According to the most recent weekly Central Bank of Kenya (CBK) data, reserves have reached Sh1.049 trillion ($7.532 billion), or 4.15 months’ worth of import coverage.

The previous week, the forex buffer was Sh857 billion ($6.152 billion), or 3.62 months’ worth of import coverage.

For the first time since 2015, the cover had fallen below the four-month mark in late November of last year as a result of growing external debt service obligations during a time when the nation was unable to access external financing.

Foreign exchange reserves are used to pay back external loans and import necessities like fuel and medicine.

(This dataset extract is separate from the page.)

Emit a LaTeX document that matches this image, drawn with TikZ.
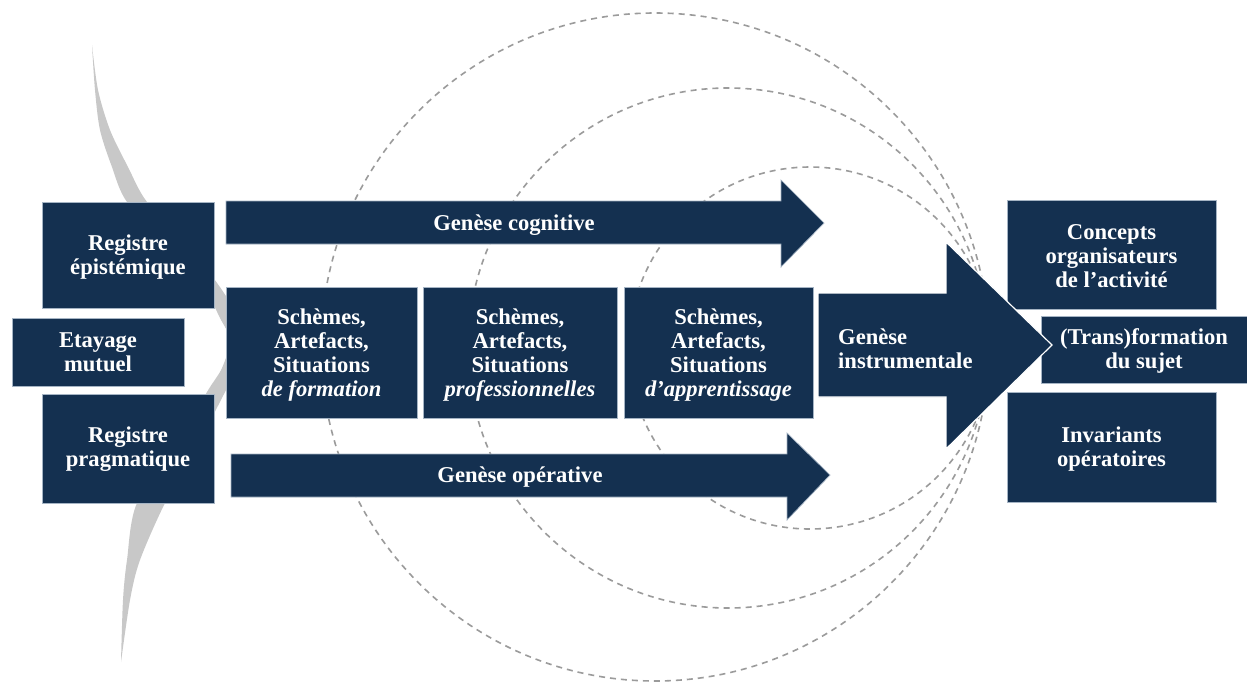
\documentclass[tikz,border=0pt]{standalone}
\usepackage{fontspec}
\setmainfont{Liberation Serif}
\definecolor{navy}{RGB}{20,48,80}
\definecolor{navyedge}{RGB}{165,180,196}
\definecolor{dashgray}{RGB}{155,155,155}
\definecolor{crescentgray}{RGB}{200,200,200}
\begin{document}
\begin{tikzpicture}[x=1pt,y=-1pt,
  box/.style={fill=navy, draw=navyedge, line width=0.7pt},
  lbl/.style={text=white, font=\fontsize{22.6}{24}\selectfont\bfseries, align=center, inner sep=0pt},
  circ/.style={draw=dashgray, dash pattern=on 6pt off 5pt, line width=1.6pt}]
\useasboundingbox (0,0) rectangle (1247,681);
\fill[white] (0,0) rectangle (1247,681);

% crescent
\fill[crescentgray] plot[smooth] coordinates {(92,45) (98,90) (110,130) (128,167) (147,202) (190,248) (222,290) (238,318) (245,340) (238,365) (224,394) (200,440) (165,503) (140,560) (130,600) (121,662)}
  -- plot[smooth] coordinates {(121,662) (123,600) (127,560) (137,503) (180,440) (207,392) (222,368) (230,340) (220,318) (205,290) (172,252) (127,202) (112,167) (100,130) (95,90) (92,45)} -- cycle;

% dashed circles
\draw[circ] (655,347) circle [radius=334pt];
\draw[circ] (728,348) circle [radius=260pt];
\draw[circ] (810,348) circle [radius=181pt];

% left boxes
\draw[box] (42,202) rectangle (214,308);
\node[lbl] (epi) at (128,257) {Registre\\épistémique};
\draw[box] (12,318) rectangle (184,386);
\node[lbl] (eta) at (98,352) {Etayage\\mutuel};
\draw[box] (42,394) rectangle (214,503);
\node[lbl] (prag) at (128,449) {Registre\\pragmatique};

% genese cognitive
\draw[box] (226,201) -- (781,201) -- (781,180) -- (824,223) -- (781,267) -- (781,244) -- (226,244) -- cycle;
\node[lbl] (cog) at (514,225) {Genèse cognitive};

% genese operative
\draw[box] (231,454) -- (787,454) -- (787,433) -- (830,475) -- (787,520) -- (787,497) -- (231,497) -- cycle;
\node[lbl] (ope) at (520,477) {Genèse opérative};

% schemes boxes
\draw[box] (226,287) rectangle (417,418);
\node[lbl] (s1) at (321.5,355) {Schèmes,\\Artefacts,\\Situations\\\textit{de formation}};
\draw[box] (423,287) rectangle (617,418);
\node[lbl] (s2) at (520,355) {Schèmes,\\Artefacts,\\Situations\\\textit{professionnelles}};
\draw[box] (624,287) rectangle (813,418);
\node[lbl] (s3) at (718.5,355) {Schèmes,\\Artefacts,\\Situations\\\textit{d’apprentissage}};

% right boxes
\draw[box] (1007,200) rectangle (1216,309);
\node[lbl] (conc) at (1111.5,256) {Concepts\\organisateurs\\de l’activité};
\draw[box] (1041,316) rectangle (1250,383);
\node[lbl] (trans) at (1144,351) {(Trans)formation\\du sujet};
\draw[box] (1007,392) rectangle (1216,502);
\node[lbl] (inv) at (1111.5,449) {Invariants\\opératoires};

% genese instrumentale
\draw[box, draw=white, line width=1.2pt] (818,293) -- (946,293) -- (946,242) -- (1052,345) -- (946,449) -- (946,397) -- (818,397) -- cycle;
\node[lbl, align=left, anchor=west] (instr) at (838,349) {Genèse\\instrumentale};
\end{tikzpicture}
\end{document}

They also act as fallback funds when the CBK sells dollars to foreign exchange traders like banks and forex bureaus to lower volatility, such as when the shilling weakens.

The rising forex cover is anticipated to provide some relief for the weakening shilling, which this week crept closer to breaking the Sh140 barrier against the US dollar.

The World Bank approved the $1 billion (Sh139.3 billion) budget support loan for Kenya earlier this month. The fresh foreign contributions increased a syndicated loan for Sh69.7 billion ($500 million), which was partially disbursed in mid-April.

The CBK anticipates additional inflows to strengthen the dollar cover, including the IMF’s disbursement of Sh55.7 billion ($410 million) in mid-July.

“We expect about $100 million (Sh13.9 billion) from the African Development Bank and we have already received some proceeds from a syndicated loan,” CBK governor Patrick Njoroge said on May 31.